The Telecom CDR Warehouse is a big data pipeline built on the Hadoop ecosystem to ingest, process, and store millions of daily call detail records (CDRs). It uses Spark for heavy ETL (duration, routing, billing metrics), Hive for partitioned warehousing, and Oozie for automated daily workflows. The system scales to 10+ million CDRs/day, supports efficient querying on date and call type, and was delivered in about 7 months, on time. This warehouse enables telecom teams to improve billing accuracy, network optimization, and operational analytics on top of a robust, fault-tolerant data platform.
The solution uses a distributed Hadoop architecture optimized for high-volume CDR processing:
Data Sources: Telecom switches exporting CDRs (CSV/JSON) into landing zones.
Ingestion Layer: Files land into HDFS under /raw/cdrs/ via Flume or direct uploads.
Processing Layer: Apache Spark jobs (on YARN) perform ETL to derive metrics like duration and billing.

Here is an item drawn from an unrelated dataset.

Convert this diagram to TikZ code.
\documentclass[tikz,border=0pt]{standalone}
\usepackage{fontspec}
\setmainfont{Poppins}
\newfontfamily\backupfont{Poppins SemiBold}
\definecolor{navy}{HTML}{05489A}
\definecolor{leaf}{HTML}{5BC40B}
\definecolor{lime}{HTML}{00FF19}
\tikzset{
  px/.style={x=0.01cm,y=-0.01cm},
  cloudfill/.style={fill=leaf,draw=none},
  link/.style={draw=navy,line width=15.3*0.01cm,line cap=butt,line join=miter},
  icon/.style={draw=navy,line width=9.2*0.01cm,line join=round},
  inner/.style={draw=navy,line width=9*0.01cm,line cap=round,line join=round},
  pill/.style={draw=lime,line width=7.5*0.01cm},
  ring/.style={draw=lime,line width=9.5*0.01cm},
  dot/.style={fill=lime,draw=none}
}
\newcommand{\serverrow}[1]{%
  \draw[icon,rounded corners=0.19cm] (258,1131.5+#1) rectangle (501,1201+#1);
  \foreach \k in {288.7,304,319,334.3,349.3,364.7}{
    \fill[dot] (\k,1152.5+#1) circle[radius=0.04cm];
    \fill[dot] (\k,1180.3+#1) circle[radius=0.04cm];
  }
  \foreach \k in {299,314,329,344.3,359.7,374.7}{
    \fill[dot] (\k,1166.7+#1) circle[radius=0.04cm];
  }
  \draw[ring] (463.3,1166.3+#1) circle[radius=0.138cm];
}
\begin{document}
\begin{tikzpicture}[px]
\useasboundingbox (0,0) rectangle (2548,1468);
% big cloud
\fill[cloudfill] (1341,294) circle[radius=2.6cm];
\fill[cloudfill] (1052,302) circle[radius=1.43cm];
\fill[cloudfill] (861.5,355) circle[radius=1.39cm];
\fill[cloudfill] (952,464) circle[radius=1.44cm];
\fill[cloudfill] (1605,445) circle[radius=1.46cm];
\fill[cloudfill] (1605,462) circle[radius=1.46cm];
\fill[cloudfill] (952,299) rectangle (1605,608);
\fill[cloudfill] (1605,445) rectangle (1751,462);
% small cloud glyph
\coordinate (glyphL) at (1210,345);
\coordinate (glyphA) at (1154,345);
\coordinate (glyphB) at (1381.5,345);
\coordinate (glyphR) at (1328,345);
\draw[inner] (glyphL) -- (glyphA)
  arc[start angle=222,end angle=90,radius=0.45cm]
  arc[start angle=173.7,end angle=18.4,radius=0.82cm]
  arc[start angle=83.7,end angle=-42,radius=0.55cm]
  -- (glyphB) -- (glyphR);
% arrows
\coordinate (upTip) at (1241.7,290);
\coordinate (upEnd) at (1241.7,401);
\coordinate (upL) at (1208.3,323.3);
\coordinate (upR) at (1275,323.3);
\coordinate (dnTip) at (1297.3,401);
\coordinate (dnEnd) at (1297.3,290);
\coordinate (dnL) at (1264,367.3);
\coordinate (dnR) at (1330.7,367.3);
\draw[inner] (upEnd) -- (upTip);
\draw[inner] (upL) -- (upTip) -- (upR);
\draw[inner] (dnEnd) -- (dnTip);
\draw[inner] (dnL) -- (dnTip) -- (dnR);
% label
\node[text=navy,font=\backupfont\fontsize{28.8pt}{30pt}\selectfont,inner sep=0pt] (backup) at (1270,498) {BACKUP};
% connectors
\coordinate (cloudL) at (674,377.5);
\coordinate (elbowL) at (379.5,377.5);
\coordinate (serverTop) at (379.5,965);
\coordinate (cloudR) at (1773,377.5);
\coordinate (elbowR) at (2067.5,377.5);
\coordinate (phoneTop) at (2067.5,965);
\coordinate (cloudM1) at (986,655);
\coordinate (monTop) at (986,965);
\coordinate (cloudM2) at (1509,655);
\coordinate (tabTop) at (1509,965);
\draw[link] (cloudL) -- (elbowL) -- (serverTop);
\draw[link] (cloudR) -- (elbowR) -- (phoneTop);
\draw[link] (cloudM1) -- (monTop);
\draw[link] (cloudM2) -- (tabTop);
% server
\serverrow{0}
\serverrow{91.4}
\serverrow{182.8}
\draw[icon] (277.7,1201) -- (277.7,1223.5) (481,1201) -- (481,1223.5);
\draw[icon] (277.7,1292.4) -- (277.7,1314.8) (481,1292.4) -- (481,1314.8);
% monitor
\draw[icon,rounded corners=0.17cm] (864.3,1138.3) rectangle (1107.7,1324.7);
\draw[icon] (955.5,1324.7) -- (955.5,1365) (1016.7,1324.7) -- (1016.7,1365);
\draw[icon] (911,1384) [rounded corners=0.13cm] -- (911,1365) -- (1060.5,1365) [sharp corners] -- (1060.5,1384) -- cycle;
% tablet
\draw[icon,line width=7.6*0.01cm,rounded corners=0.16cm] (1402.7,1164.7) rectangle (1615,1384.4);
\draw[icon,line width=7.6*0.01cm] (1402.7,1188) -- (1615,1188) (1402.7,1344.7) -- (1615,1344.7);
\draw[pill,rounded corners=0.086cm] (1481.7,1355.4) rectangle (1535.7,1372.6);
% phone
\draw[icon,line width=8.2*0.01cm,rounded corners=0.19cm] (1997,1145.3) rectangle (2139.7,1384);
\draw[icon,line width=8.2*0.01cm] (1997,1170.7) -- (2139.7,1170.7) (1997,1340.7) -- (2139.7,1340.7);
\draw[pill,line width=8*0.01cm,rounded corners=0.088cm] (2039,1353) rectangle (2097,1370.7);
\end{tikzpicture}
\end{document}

Storage Layer: Hive tables over HDFS, partitioned by date and call_type (voice/SMS/data) using ORC format.
Orchestration Layer: Apache Oozie workflows and coordinators schedule and automate daily ETL runs.
Raw Layer (HDFS): Directory: /raw/cdrs/. Contains raw files from telecom switches.
Processed Layer (HDFS): Directory: /processed/metrics/. Spark ETL outputs with derived metrics.
Hive Tables: cdrs_raw (External table) and cdrs_processed. Partitioning by date + call_type and using ORC + bucketing on subscriber_id ensures efficient reporting and ad-hoc queries.
Extract: CDR files delivered to HDFS via Flume. HDFS replication factor (e.g., 3) ensures fault tolerance.
Transform: Spark jobs compute duration (end_time - start_time), billing_amount based on routing (intl vs local), and aggregate totals per subscriber.
Load: Transformed data is written to Hive tables using dynamic partitioning. ORC settings are tuned for high-performance retrieval.
Project Start: May 1, 2025 | Duration: ~7 months (Delivered on time)
Testing: Unit Tests for transformations; End-to-end integration from landing to Hive; Performance Tests validating 10M+ records in <1 hour; Metrics accuracy verified at ~99%.
Deployment: Spark jobs deployed via packaged jars/py files; Oozie workflows scheduled for daily triggers on the Hadoop cluster.
Monitoring: Cluster health via Ambari/Ganglia; YARN/Spark UI for resource utilization; Oozie logs for retry management.
Maintenance: Daily log cleanup, quarterly cluster tuning (memory/executors), and HDFS capacity monitoring. Estimated Cost: ~$1,000/month for a 10-node cluster.
Methodology: Waterfall with iterative testing for large-scale stability.